**Dataset content:**

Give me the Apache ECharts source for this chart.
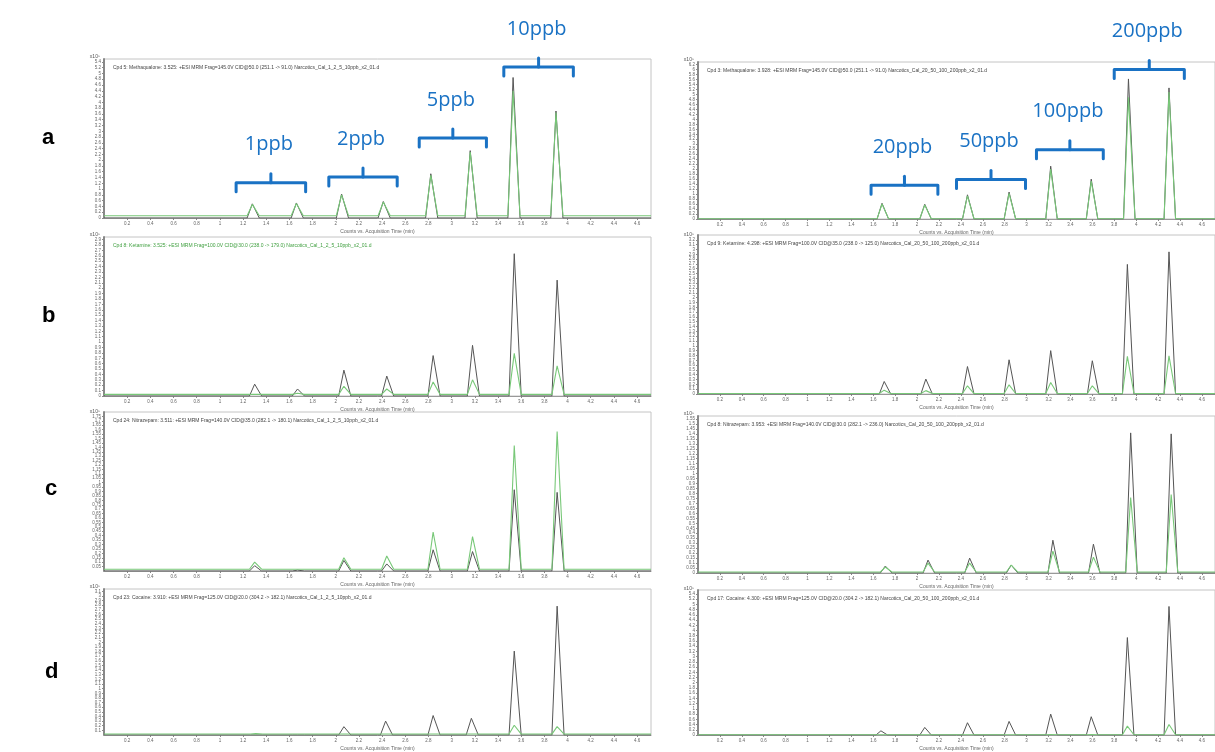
<!DOCTYPE html>
<html>
<head>
<meta charset="utf-8">
<script src="https://cdn.jsdelivr.net/npm/echarts@6/dist/echarts.min.js"></script>
<style>
html,body{margin:0;padding:0;background:#fff;}
#chart{width:1215px;height:752px;}
</style>
</head>
<body>
<div id="chart"></div>
<script>
// ---------- DATA ----------
// retention times (min) of the 8 peaks in each panel
var timesLa = [1.28, 1.66, 2.05, 2.41, 2.82, 3.16, 3.53, 3.90];
var greyLa  = [0.49, 0.52, 0.83, 0.57, 1.53, 2.33, 4.86, 3.70];
var greenLa = [0.47, 0.50, 0.80, 0.55, 1.48, 2.28, 4.40, 3.65];

var timesLb = [1.30, 1.67, 2.07, 2.44, 2.84, 3.18, 3.54, 3.91];
var greyLb  = [0.22, 0.13, 0.48, 0.37, 0.75, 0.94, 2.64, 2.15];
var greenLb = [0.03, 0.05, 0.18, 0.13, 0.26, 0.30, 0.79, 0.56];

var timesLc = [1.30, 1.67, 2.07, 2.44, 2.84, 3.18, 3.54, 3.91];
var greyLc  = [0.06, 0.01, 0.12, 0.08, 0.24, 0.22, 0.92, 0.89];
var greenLc = [0.10, 0.02, 0.15, 0.17, 0.44, 0.39, 1.42, 1.58];

var timesLd = [1.31, 1.67, 2.07, 2.43, 2.84, 3.17, 3.54, 3.91];
var greyLd  = [0.00, 0.00, 0.18, 0.30, 0.42, 0.36, 1.81, 2.78];
var greenLd = [0.03, 0.02, 0.00, 0.00, 0.02, 0.02, 0.21, 0.18];

var timesRa = [1.68, 2.07, 2.46, 2.84, 3.22, 3.59, 3.93, 4.30];
var greyRa  = [0.63, 0.59, 0.97, 1.08, 2.12, 1.60, 5.62, 5.26];
var greenRa = [0.60, 0.56, 0.93, 1.03, 2.00, 1.52, 4.88, 5.10];

var timesRb = [1.70, 2.08, 2.46, 2.84, 3.22, 3.60, 3.92, 4.30];
var greyRb  = [0.26, 0.31, 0.57, 0.71, 0.90, 0.69, 2.69, 2.95];
var greenRb = [0.08, 0.07, 0.17, 0.19, 0.24, 0.17, 0.78, 0.79];

var timesRc = [1.71, 2.10, 2.48, 2.86, 3.24, 3.61, 3.95, 4.32];
var greyRc  = [0.07, 0.13, 0.15, 0.08, 0.33, 0.29, 1.41, 1.40];
var greenRc = [0.06, 0.10, 0.10, 0.08, 0.22, 0.16, 0.76, 0.79];

var timesRd = [1.67, 2.07, 2.46, 2.84, 3.22, 3.59, 3.92, 4.30];
var greyRd  = [0.16, 0.29, 0.47, 0.52, 0.80, 0.70, 3.73, 4.92];
var greenRd = [0.01, 0.01, 0.01, 0.01, 0.02, 0.02, 0.34, 0.40];

// baseline of the qualifier (green) trace per panel
var greenBaseLeft  = [0.08, 0.03, 0.02, 0.02];
var greenBaseRight = [0.01, 0.01, 0.01, 0.01];

// y-axis extents and tick steps
var yMaxLeft  = [5.5, 2.95, 1.8, 3.15];
var yStepLeft = [0.2, 0.1, 0.05, 0.1];
var yMaxRight  = [6.3, 3.3, 1.58, 5.55];
var yStepRight = [0.2, 0.1, 0.05, 0.2];
var xMax = 4.72, xStep = 0.2;

// panel titles
var titlesLeft = [
  'Cpd 5: Methaqualone: 3.525: +ESI MRM Frag=145.0V CID@50.0 (251.1 -> 91.0) Narcotics_Cal_1_2_5_10ppb_x2_01.d',
  'Cpd 8: Ketamine: 3.525: +ESI MRM Frag=100.0V CID@30.0 (238.0 -> 179.0) Narcotics_Cal_1_2_5_10ppb_x2_01.d',
  'Cpd 24: Nitrazepam: 3.511: +ESI MRM Frag=140.0V CID@35.0 (282.1 -> 180.1) Narcotics_Cal_1_2_5_10ppb_x2_01.d',
  'Cpd 23: Cocaine: 3.910: +ESI MRM Frag=125.0V CID@20.0 (304.2 -> 182.1) Narcotics_Cal_1_2_5_10ppb_x2_01.d'
];
var titlesRight = [
  'Cpd 3: Methaqualone: 3.928: +ESI MRM Frag=145.0V CID@50.0 (251.1 -> 91.0) Narcotics_Cal_20_50_100_200ppb_x2_01.d',
  'Cpd 9: Ketamine: 4.298: +ESI MRM Frag=100.0V CID@35.0 (238.0 -> 125.0) Narcotics_Cal_20_50_100_200ppb_x2_01.d',
  'Cpd 8: Nitrazepam: 3.953: +ESI MRM Frag=140.0V CID@30.0 (282.1 -> 236.0) Narcotics_Cal_20_50_100_200ppb_x2_01.d',
  'Cpd 17: Cocaine: 4.300: +ESI MRM Frag=125.0V CID@20.0 (304.2 -> 182.1) Narcotics_Cal_20_50_100_200ppb_x2_01.d'
];
var rowLetters = ['a', 'b', 'c', 'd'];
var axisUnit = 'x10\u2075';
var xAxisTitle = 'Counts vs. Acquisition Time (min)';

// concentration annotations (bracket start/end time, bracket level in panel units)
var annoLabelsLeft = ['1ppb', '2ppb', '5ppb', '10ppb'];
var annoStartLeft  = [1.14, 1.94, 2.72, 3.45];
var annoEndLeft    = [1.74, 2.53, 3.30, 4.05];
var annoLevelLeft  = [1.22, 1.42, 2.77, 5.22];
var annoLabelsRight = ['20ppb', '50ppb', '100ppb', '200ppb'];
var annoStartRight  = [1.58, 2.36, 3.09, 3.80];
var annoEndRight    = [2.19, 2.99, 3.70, 4.44];
var annoLevelRight  = [1.35, 1.59, 2.78, 6.00];

// ---------- LAYOUT ----------
var leftGrids  = [[104, 59, 547, 159], [104, 237, 547, 159], [104, 412, 547, 159], [104, 589, 547, 160]];
var rightGrids = [[698, 62, 526, 157], [698, 235, 526, 159], [698, 416, 526, 157], [698, 590, 526, 159]];
var letterPos  = [[37, 122], [37, 300], [40, 473], [40, 656]];
var LEAD = 0.045, TAIL = 0.06;
var BLUE = '#1a72c4';

function trace(times, heights, base) {
  var pts = [[0, base]];
  for (var i = 0; i < times.length; i++) {
    var h = Math.max(heights[i], base);
    pts.push([times[i] - LEAD, base], [times[i], h], [times[i] + TAIL, base]);
  }
  pts.push([xMax, base]);
  return pts;
}

var panels = [
  {g: leftGrids[0], t: timesLa, grey: greyLa, green: greenLa, base: greenBaseLeft[0], ymax: yMaxLeft[0], ystep: yStepLeft[0], title: titlesLeft[0], tc: '#444'},
  {g: leftGrids[1], t: timesLb, grey: greyLb, green: greenLb, base: greenBaseLeft[1], ymax: yMaxLeft[1], ystep: yStepLeft[1], title: titlesLeft[1], tc: '#3f9f3f'},
  {g: leftGrids[2], t: timesLc, grey: greyLc, green: greenLc, base: greenBaseLeft[2], ymax: yMaxLeft[2], ystep: yStepLeft[2], title: titlesLeft[2], tc: '#444'},
  {g: leftGrids[3], t: timesLd, grey: greyLd, green: greenLd, base: greenBaseLeft[3], ymax: yMaxLeft[3], ystep: yStepLeft[3], title: titlesLeft[3], tc: '#444'},
  {g: rightGrids[0], t: timesRa, grey: greyRa, green: greenRa, base: greenBaseRight[0], ymax: yMaxRight[0], ystep: yStepRight[0], title: titlesRight[0], tc: '#444'},
  {g: rightGrids[1], t: timesRb, grey: greyRb, green: greenRb, base: greenBaseRight[1], ymax: yMaxRight[1], ystep: yStepRight[1], title: titlesRight[1], tc: '#444'},
  {g: rightGrids[2], t: timesRc, grey: greyRc, green: greenRc, base: greenBaseRight[2], ymax: yMaxRight[2], ystep: yStepRight[2], title: titlesRight[2], tc: '#444'},
  {g: rightGrids[3], t: timesRd, grey: greyRd, green: greenRd, base: greenBaseRight[3], ymax: yMaxRight[3], ystep: yStepRight[3], title: titlesRight[3], tc: '#444'}
];

var grid = [], xAxis = [], yAxis = [], series = [], title = [];
panels.forEach(function (p, i) {
  grid.push({left: p.g[0], top: p.g[1], width: p.g[2], height: p.g[3], show: true,
    borderColor: '#c4c4c4', borderWidth: 1, backgroundColor: '#fff'});
  xAxis.push({gridIndex: i, type: 'value', min: 0, max: xMax, interval: xStep,
    name: xAxisTitle, nameLocation: 'middle', nameGap: 11,
    nameTextStyle: {fontSize: 5, color: '#666', fontFamily: 'Liberation Sans'},
    axisLine: {lineStyle: {color: '#999', width: 1}},
    axisTick: {length: 2, lineStyle: {color: '#888'}},
    axisLabel: {fontSize: 4.5, color: '#666', margin: 3, showMinLabel: false, showMaxLabel: false, fontFamily: 'Liberation Sans'},
    splitLine: {show: false}});
  yAxis.push({gridIndex: i, type: 'value', min: 0, max: p.ymax, interval: p.ystep,
    name: axisUnit, nameLocation: 'end', nameGap: -4,
    nameTextStyle: {fontSize: 5, color: '#555', align: 'right', padding: [0, 4, 0, 0], fontFamily: 'Liberation Sans'},
    axisLine: {show: true, lineStyle: {color: '#888', width: 2}},
    axisTick: {show: true, length: 2, lineStyle: {color: '#888'}},
    axisLabel: {fontSize: 4.5, color: '#666', margin: 3, interval: 0, showMaxLabel: false, hideOverlap: false, fontFamily: 'Liberation Sans'},
    splitLine: {show: false}});
  series.push({type: 'line', xAxisIndex: i, yAxisIndex: i, data: trace(p.t, p.grey, 0),
    showSymbol: false, symbol: 'none', lineStyle: {color: '#555', width: 1}, z: 2, silent: true});
  series.push({type: 'line', xAxisIndex: i, yAxisIndex: i, data: trace(p.t, p.green, p.base),
    showSymbol: false, symbol: 'none', lineStyle: {color: '#78c878', width: 1.1}, z: 3, silent: true});
  title.push({text: p.title, left: p.g[0] + 4, top: p.g[1] + 1,
    textStyle: {fontSize: 5, fontWeight: 'normal', color: p.tc, fontFamily: 'Liberation Sans'}});
});

rowLetters.forEach(function (l, i) {
  title.push({text: l, left: letterPos[i][0], top: letterPos[i][1],
    textStyle: {fontSize: 22, fontWeight: 'bold', color: '#000', fontFamily: 'Liberation Sans'}});
});

function bracketSeries(gi, labels, starts, ends, levels) {
  var data = labels.map(function (l, k) { return [starts[k], ends[k], levels[k]]; });
  return {
    type: 'custom', xAxisIndex: gi, yAxisIndex: gi, clip: false, silent: true, z: 10,
    data: data,
    encode: {x: [0, 1], y: 2},
    renderItem: function (params, api) {
      var a = api.coord([api.value(0), api.value(2)]);
      var b = api.coord([api.value(1), api.value(2)]);
      var mid = (a[0] + b[0]) / 2;
      var st = {stroke: BLUE, lineWidth: 3, fill: null, lineJoin: 'round', lineCap: 'round'};
      return {type: 'group', children: [
        {type: 'polyline', shape: {points: [[a[0], a[1] + 9], [a[0], a[1]], [b[0], b[1]], [b[0], b[1] + 9]]}, style: st},
        {type: 'line', shape: {x1: mid, y1: a[1], x2: mid, y2: a[1] - 9}, style: st},
        {type: 'text', style: {text: labels[params.dataIndex], x: mid - 2, y: a[1] - 38,
          align: 'center', verticalAlign: 'middle', fill: BLUE, fontSize: 20, fontFamily: 'Open Sans'}}
      ]};
    }
  };
}
series.push(bracketSeries(0, annoLabelsLeft, annoStartLeft, annoEndLeft, annoLevelLeft));
series.push(bracketSeries(4, annoLabelsRight, annoStartRight, annoEndRight, annoLevelRight));

var chart = echarts.init(document.getElementById('chart'), null, {renderer: 'canvas'});
chart.setOption({animation: false, backgroundColor: '#fff', title: title, grid: grid, xAxis: xAxis, yAxis: yAxis, series: series});
</script>
</body>
</html>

**Directions:**
Repeat the lines of the listing above verbatim, beginning at its first line and ending at the line containing "var greenLa = [0.47, 0.50, 0.80, 0.55, 1.48, 2.28, 4.40, 3.65];", which is included. Omit pictures.

**Response to the exercise:**
Give me the Apache ECharts source for this chart.
<!DOCTYPE html>
<html>
<head>
<meta charset="utf-8">
<script src="https://cdn.jsdelivr.net/npm/echarts@6/dist/echarts.min.js"></script>
<style>
html,body{margin:0;padding:0;background:#fff;}
#chart{width:1215px;height:752px;}
</style>
</head>
<body>
<div id="chart"></div>
<script>
// ---------- DATA ----------
// retention times (min) of the 8 peaks in each panel
var timesLa = [1.28, 1.66, 2.05, 2.41, 2.82, 3.16, 3.53, 3.90];
var greyLa  = [0.49, 0.52, 0.83, 0.57, 1.53, 2.33, 4.86, 3.70];
var greenLa = [0.47, 0.50, 0.80, 0.55, 1.48, 2.28, 4.40, 3.65];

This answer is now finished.